In July, at the Episcopal Church’s once-every-three-years General Convention, thousands of people gathered in worship to celebrate the life of Father Kano. We Nebraskans sat near the very front of the Convention Center, alongside Father Kano’s son Cyrus, now in his eighties, and some of his grandkids and great grand-kids, who travelled to Salt Lake City for the occasion. Thousands of voices raised in song as we celebrated Father Kano, proclaiming him a saint. A corps of big Japanese Taiko drums shook the floor, rattled our bones, helped us feel the pulsing Spirit amid this big assembly.
It was a profound reminder of the contradiction—the holy, rich, contradiction—of our faith. As Christians, we embrace death AND we believe in eternal life. We believe in an all-powerful all-knowing God, who was born in barn in a backwater town. We worship Christ who is the King of Kings and who was crucified between two criminals. Good Friday and Easter. All of it at once.
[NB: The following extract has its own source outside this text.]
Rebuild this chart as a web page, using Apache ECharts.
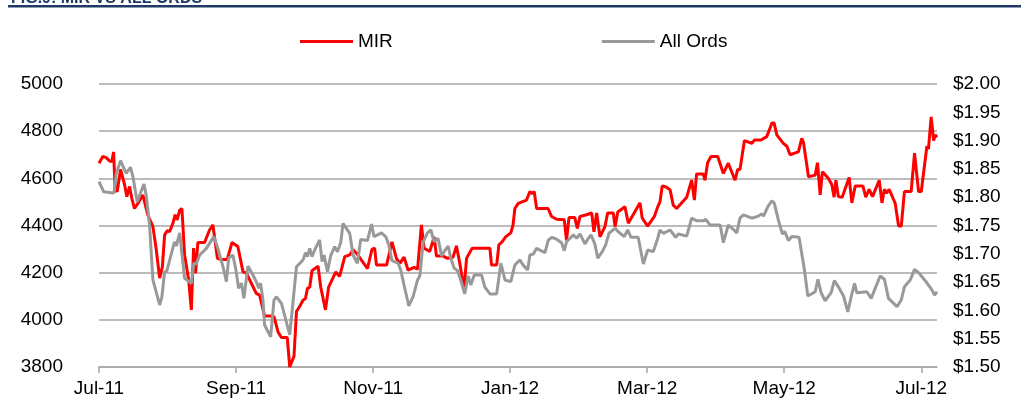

At that General Convention Eucharist, as I lifted my voice with so many others, observing the witness of this great saint, this holy inspiration, I looked over at Cyrus Kano, whose voice was also raised in song, his eyes bright with pride, or disbelief, or something else entirely, and I thought: Father Kano was his dad. We’re doing all of this for his dad.
And that’s another, final, holy contradiction, which we celebrate today, All Saints Day. We broken people, we fallen ones, we everyday Christians—moms and dads, sons and daughters, friends, and companions, and spouses—we can be saints, too. If we just live our lives daring to believe that what we say is true.